Royalties unfairness: The complaint argues that when fraudulent streams go into the pool, legitimate artists’ share of royalties shrinks. In effect, if fake plays inflate one artist’s count, the pot is redistributed away from honest streams.  Platform incentive misalignment: The suit claims Spotify benefits indirectly — more aggregate streams = better user metrics, better ad revenue — which may reduce the impetus to crack down hard on bots.  Artist reputational risk: Even if Drake did nothing wrong, the association with inflated streams creates public perception issues and raises broader questions about the streaming ecosystem’s integrity.

Spotify’s response

Spotify says it “in no way benefits from the industry-wide challenge of artificial streaming.”  The company also pointed to previous fraud detection efforts — including a 2024 case where it claimed to have limited a fraudulent artist’s take to $60,000 despite a $10 million alleged scheme across platforms. 
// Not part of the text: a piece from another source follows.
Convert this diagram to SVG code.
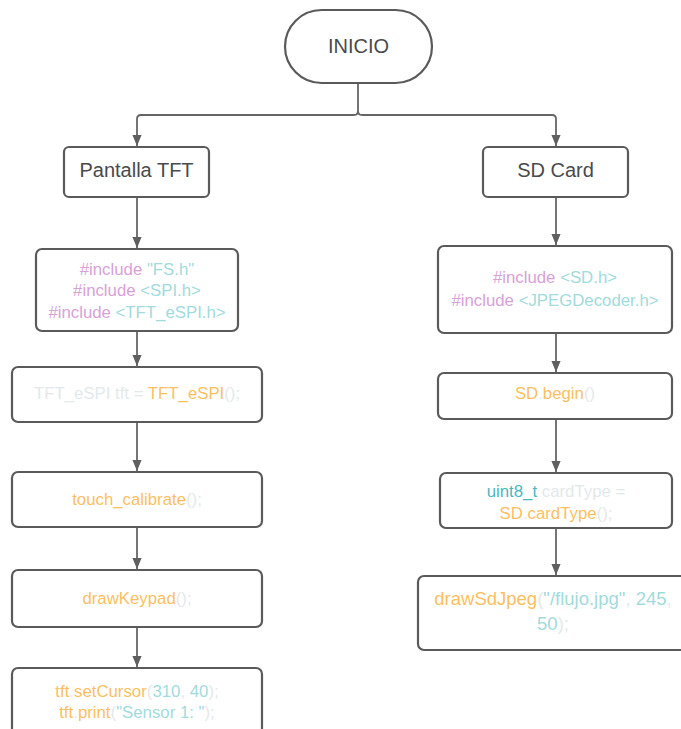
<svg xmlns="http://www.w3.org/2000/svg" width="681" height="729" viewBox="0 0 681 729">
<style>
.box{fill:#fff;stroke:#5a5a5a;stroke-width:2.2}
.con{fill:none;stroke:#666;stroke-width:1.8}
.t{font-family:"Liberation Sans",Arial,sans-serif;font-size:20px;fill:#4a4a4a;text-anchor:middle}
.c{font-family:"Liberation Sans",Arial,sans-serif;font-size:16.8px;text-anchor:middle;fill:#e3e9ea}
.big{font-size:18.5px}
.pk{fill:#d8a2d7}.cy{fill:#a2dbdb}.or{fill:#fbbf62}.gy{fill:#e3e9ea}.tl{fill:#4bb8bf}
</style>
<defs>
<marker id="arr" markerWidth="11" markerHeight="13" refX="12" refY="5" orient="auto" markerUnits="userSpaceOnUse" viewBox="0 0 12 10">
<path d="M0,0 L12,5 L0,10 z" fill="#5f5f5f"/>
</marker>
</defs>
<g id="connectors">
<path class="con" d="M358,83 V111 Q358,115 354,115 H141 Q137,115 137,119 V146" marker-end="url(#arr)"/>
<path class="con" d="M358,111 Q358,115 362,115 H552 Q556,115 556,119 V146" marker-end="url(#arr)"/>
<path class="con" d="M137,197 V248" marker-end="url(#arr)"/>
<path class="con" d="M137,331 V366" marker-end="url(#arr)"/>
<path class="con" d="M137,422 V471" marker-end="url(#arr)"/>
<path class="con" d="M137,527 V569" marker-end="url(#arr)"/>
<path class="con" d="M137,627 V667" marker-end="url(#arr)"/>
<path class="con" d="M556,197 V245" marker-end="url(#arr)"/>
<path class="con" d="M556,333 V372" marker-end="url(#arr)"/>
<path class="con" d="M556,419 V472" marker-end="url(#arr)"/>
<path class="con" d="M556,528 V575" marker-end="url(#arr)"/>
</g>
<g id="inicio">
<rect class="box" x="285" y="10" width="147" height="73" rx="36.5"/>
<text class="t" x="358.5" y="53">INICIO</text>
</g>
<g id="pantalla">
<rect class="box" x="64" y="147" width="145" height="50" rx="5"/>
<text class="t" x="136.5" y="177">Pantalla TFT</text>
</g>
<g id="sdcard">
<rect class="box" x="483" y="147" width="145" height="50" rx="5"/>
<text class="t" x="555.5" y="177">SD Card</text>
</g>
<g id="includes-tft">
<rect class="box" x="36" y="249" width="202" height="82" rx="6"/>
<text class="c" x="137" y="275"><tspan class="pk">#include</tspan> <tspan class="cy">"FS.h"</tspan></text>
<text class="c" x="137" y="296"><tspan class="pk">#include</tspan> <tspan class="cy">&lt;SPI.h&gt;</tspan></text>
<text class="c" x="137" y="318"><tspan class="pk">#include</tspan> <tspan class="cy">&lt;TFT_eSPI.h&gt;</tspan></text>
</g>
<g id="tft-init">
<rect class="box" x="12" y="367" width="250" height="55" rx="6"/>
<text class="c" x="137" y="399"><tspan class="gy">TFT_eSPI tft = </tspan><tspan class="or">TFT_eSPI</tspan><tspan class="gy">();</tspan></text>
</g>
<g id="touch">
<rect class="box" x="12" y="472" width="250" height="55" rx="6"/>
<text class="c" x="137" y="505"><tspan class="or">touch_calibrate</tspan><tspan class="gy">();</tspan></text>
</g>
<g id="keypad">
<rect class="box" x="12" y="570" width="250" height="57" rx="6"/>
<text class="c" x="137" y="604"><tspan class="or">drawKeypad</tspan><tspan class="gy">();</tspan></text>
</g>
<g id="cursor">
<rect class="box" x="12" y="668" width="250" height="90" rx="6"/>
<text class="c" x="137" y="697"><tspan class="or">tft</tspan><tspan class="gy">.</tspan><tspan class="or">setCursor</tspan><tspan class="gy">(</tspan><tspan class="cy">310</tspan><tspan class="gy">, </tspan><tspan class="cy">40</tspan><tspan class="gy">);</tspan></text>
<text class="c" x="137" y="718"><tspan class="or">tft</tspan><tspan class="gy">.</tspan><tspan class="or">print</tspan><tspan class="gy">(</tspan><tspan class="cy">"Sensor 1: "</tspan><tspan class="gy">);</tspan></text>
</g>
<g id="includes-sd">
<rect class="box" x="438" y="246" width="234" height="87" rx="6"/>
<text class="c" x="555" y="283"><tspan class="pk">#include</tspan> <tspan class="cy">&lt;SD.h&gt;</tspan></text>
<text class="c" x="555" y="306"><tspan class="pk">#include</tspan> <tspan class="cy">&lt;JPEGDecoder.h&gt;</tspan></text>
</g>
<g id="sd-begin">
<rect class="box" x="438" y="373" width="234" height="46" rx="6"/>
<text class="c" x="555" y="399"><tspan class="or">SD</tspan><tspan class="gy">.</tspan><tspan class="or">begin</tspan><tspan class="gy">()</tspan></text>
</g>
<g id="cardtype">
<rect class="box" x="440" y="473" width="232" height="55" rx="6"/>
<text class="c" x="556" y="497"><tspan class="tl">uint8_t</tspan><tspan class="gy"> cardType =</tspan></text>
<text class="c" x="556" y="519"><tspan class="or">SD</tspan><tspan class="gy">.</tspan><tspan class="or">cardType</tspan><tspan class="gy">();</tspan></text>
</g>
<g id="drawjpeg">
<rect class="box" x="418" y="576" width="276" height="74" rx="6"/>
<text class="c big" x="553" y="605"><tspan class="or">drawSdJpeg</tspan><tspan class="gy">(</tspan><tspan class="cy">"/flujo.jpg"</tspan><tspan class="gy">, </tspan><tspan class="cy">245</tspan><tspan class="gy">,</tspan></text>
<text class="c big" x="553" y="630"><tspan class="cy">50</tspan><tspan class="gy">);</tspan></text>
</g>
</svg>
In short: they deny benefiting, but critics say denial isn’t enough without full transparency.

What this means for Drake

Here’s how the implications break down for Drake specifically:

Not accused of wrongdoing: The complaint emphasizes Drake is not a defendant and makes no allegation he personally ordered bots.  Still at risk of collateral damage: Even without direct involvement, the sheer scale of the claims could affect public perception of his legacy, streaming records, and credibility. Potential valuation/time-lag wind-down: If any streams are eventually invalidated or scrubbed, it might adjust streaming totals, chart “records,” or royalty flows retroactively.

Bigger picture: streaming fraud crisis

This case isn’t just about Drake. It reflects a systemic risk in the digital music era:

Bot farms, VPN-based geo-shifts, and “pay-to-play” campaigns can distort metrics. The more success is defined by streaming volume, the stronger the incentive for manipulation. Smaller artists argue they’re the real victims — the ones with “clean” streams may get squeezed when the system is skewed.  Platforms, labels, and artists all must ask: what are the safeguards? How transparent are the numbers? And when does inflation become mainstream?

What happens next

The class-action moves forward in federal court. Spotify will need to respond, and discovery may reveal internal data about streams, bots, detection systems. If investigations validate large-scale fraud, there could be significant payouts or industry-wide reforms. Meanwhile, artists and labels will likely lobby for clearer auditing of streaming counts, stronger forensic tools, and more transparent reporting. For Drake’s catalog: if any plays are found inauthentic and removed, streaming totals may shift — though proving which plays are fake is complex.